I attended the 7th International SAP for Utilities event in Munich last week.

Having attended the SAP for Utilities event in San Antonio last year, I had reasonably high expectations from this conference and I wasn’t disappointed. At the San Antonio event SAP talked very much about the ‘State of the Now’ talking up their, then recently launched, Energy Capital Management software. At this event however, Head of SAP Service Industries, Klaus Heimann keynoted introducing SAP’s vision for the utility company of 2020!

In what was a very forward-looking address, Klaus confidently predicted that:

In two years time this will no longer be a Utilities conference, it will be en Energy conference

This must have had a lot of the people in the room squirming in their seats because, as Klaus himself said, “Utilities are not known as being good at change!”

But change they must.

Just a few of the upcoming major changes utility companies are going to have to cope with include the growing imperative to move to a greater penetration of renewables in the generation mix, the impending explosion in the numbers of electric vehicles to be charged, and the need to roll-out smart grids and take in distributed generation.

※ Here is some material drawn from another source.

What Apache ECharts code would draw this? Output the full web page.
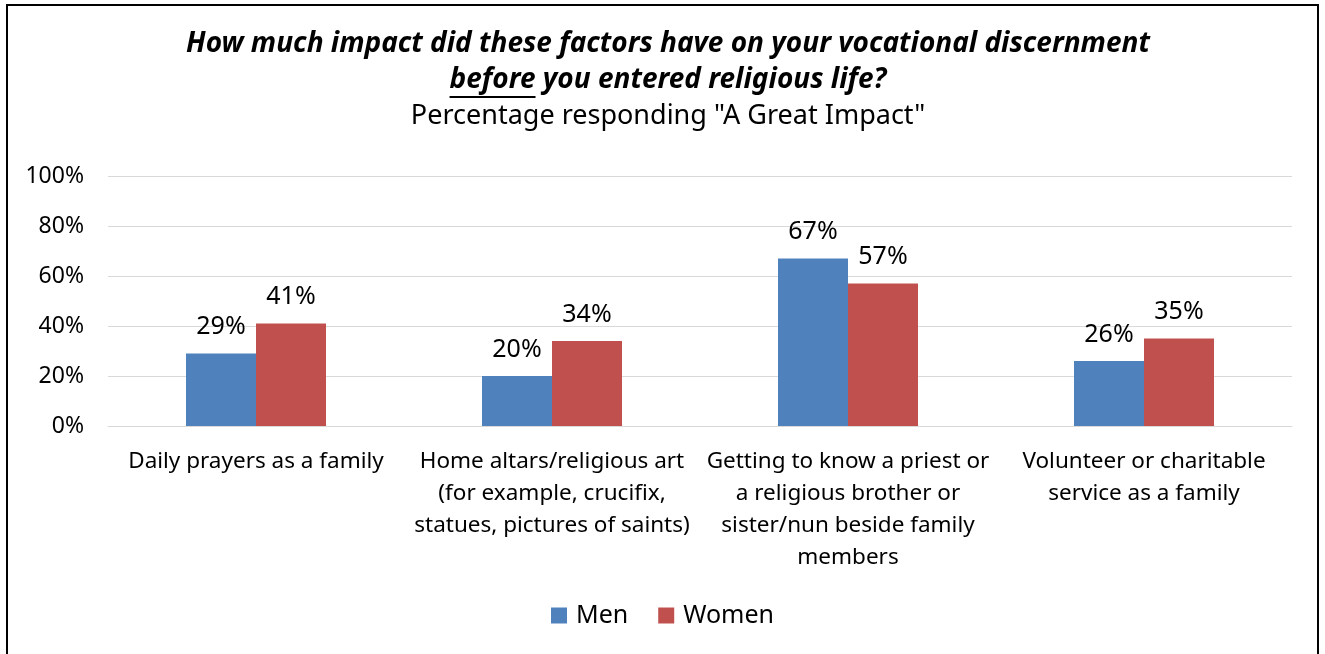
<!DOCTYPE html>
<html><head><meta charset="utf-8">
<script src="https://cdn.jsdelivr.net/npm/echarts@6/dist/echarts.min.js"></script>
<style>html,body{margin:0;padding:0;background:#fff}#c{width:1325px;height:654px}</style>
</head><body><div id="c"></div>
<script>
const categories = [
  'Daily prayers as a family',
  'Home altars/religious art\n(for example, crucifix,\nstatues, pictures of saints)',
  'Getting to know a priest or\na religious brother or\nsister/nun beside family\nmembers',
  'Volunteer or charitable\nservice as a family'
];
const men = [29, 20, 67, 26];
const women = [41, 34, 57, 35];
const yTicks = [0, 20, 40, 60, 80, 100];
const titleLine1 = 'How much impact did these factors have on your vocational discernment';
const titleUnder = 'before';
const titleRest = ' you entered religious life?';
const subtitle = 'Percentage responding "A Great Impact"';

const FONT = 'Noto Sans';
const TSIZE = 28;
const TFONT = 'italic bold ' + TSIZE + 'px "Noto Sans"';
const cx = 668;
const ctx = document.createElement('canvas').getContext('2d');
ctx.font = TFONT;
const wU = ctx.measureText(titleUnder).width;
const wR = ctx.measureText(titleRest).width;
const line2Left = cx - (wU + wR) / 2;

const titleStyle = { fontFamily: FONT, fontSize: TSIZE, fontWeight: 'bold', fontStyle: 'italic', fill: '#000' };
const chart = echarts.init(document.getElementById('c'));
chart.setOption({
  animation: false,
  textStyle: { fontFamily: FONT, color: '#000' },
  graphic: [
    { type: 'rect', shape: { x: 7, y: 5, width: 1311, height: 660 }, style: { fill: 'none', stroke: '#000', lineWidth: 2 }, silent: true },
    { type: 'text', x: cx, y: 44, style: Object.assign({ text: titleLine1, align: 'center', verticalAlign: 'middle' }, titleStyle) },
    { type: 'text', x: line2Left, y: 80, style: Object.assign({ text: titleUnder, align: 'left', verticalAlign: 'middle' }, titleStyle) },
    { type: 'text', x: line2Left + wU, y: 80, style: Object.assign({ text: titleRest, align: 'left', verticalAlign: 'middle' }, titleStyle) },
    { type: 'line', shape: { x1: line2Left, y1: 97, x2: line2Left + wU, y2: 97 }, style: { stroke: '#000', lineWidth: 2 } },
    { type: 'text', x: cx, y: 116, style: { text: subtitle, align: 'center', verticalAlign: 'middle', fontFamily: FONT, fontSize: 27, fill: '#000' } }
  ],
  legend: {
    top: 598, left: 'center', itemWidth: 16, itemHeight: 16, itemGap: 30,
    icon: 'rect',
    textStyle: { fontFamily: FONT, fontSize: 25, color: '#000', padding: [0, 0, 0, 4] },
    data: ['Men', 'Women']
  },
  grid: { left: 108, right: 33, top: 176, bottom: 228, containLabel: false },
  xAxis: {
    type: 'category', data: categories,
    axisTick: { show: false },
    axisLine: { lineStyle: { color: '#d9d9d9', width: 1 } },
    axisLabel: { fontFamily: FONT, fontSize: 22.5, color: '#000', lineHeight: 32, margin: 20, interval: 0 }
  },
  yAxis: {
    type: 'value', min: 0, max: 100, interval: 20,
    axisLine: { show: false }, axisTick: { show: false },
    splitLine: { lineStyle: { color: '#d9d9d9', width: 1 } },
    axisLabel: { fontFamily: FONT, fontSize: 23, color: '#000', margin: 24, formatter: v => yTicks.includes(v) ? v + '%' : '' }
  },
  series: [
    { name: 'Men', type: 'bar', data: men, barWidth: 70, barGap: '0%',
      itemStyle: { color: '#4F81BD' },
      label: { show: true, position: 'top', distance: 14, formatter: '{c}%', fontFamily: FONT, fontSize: 25, color: '#000' } },
    { name: 'Women', type: 'bar', data: women, barWidth: 70, barGap: '0%',
      itemStyle: { color: '#C0504D' },
      label: { show: true, position: 'top', distance: 14, formatter: '{c}%', fontFamily: FONT, fontSize: 25, color: '#000' } }
  ]
});
</script></body></html>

Klaus’ vision for the utility company of 2020 is summarised in the video interview I conducted with him above, but briefly he talked of an energy market vastly more complex than today’s. An energy market:

  • where customers can be consumers and producers (via micro-generation)
  • where customers may have shares in a wind-farm which sells electricity to the local utility
  • where customers receive rebates on kWh’s saved during times of peak demand (compared to avg previous day’s use at same time, for example)
  • where utilities will have special renewable-only power offerings (I wish they had that now)
  • where utilities will need to be able to bill customers for energy used to charge electric vehicles, away from home (at the office) or even in different countries and
  • where utilities will need to be able to offer real-time consumption information, generation data and a control interface to the customer’s appliances

Nothing too earth-shattering in that list to be honest. But, when put against the types of changes utilities have gone through in the last 100 years, this is an enormous upheaval. This is probably a good time to be a change management consultant in the utilities sector 😉

For this vision to become real (and any utilities who don’t start to move in this direction can start writing their own obituaries now), there needs to be massive changes in utilities communications infrastructures and their data handling capabilities.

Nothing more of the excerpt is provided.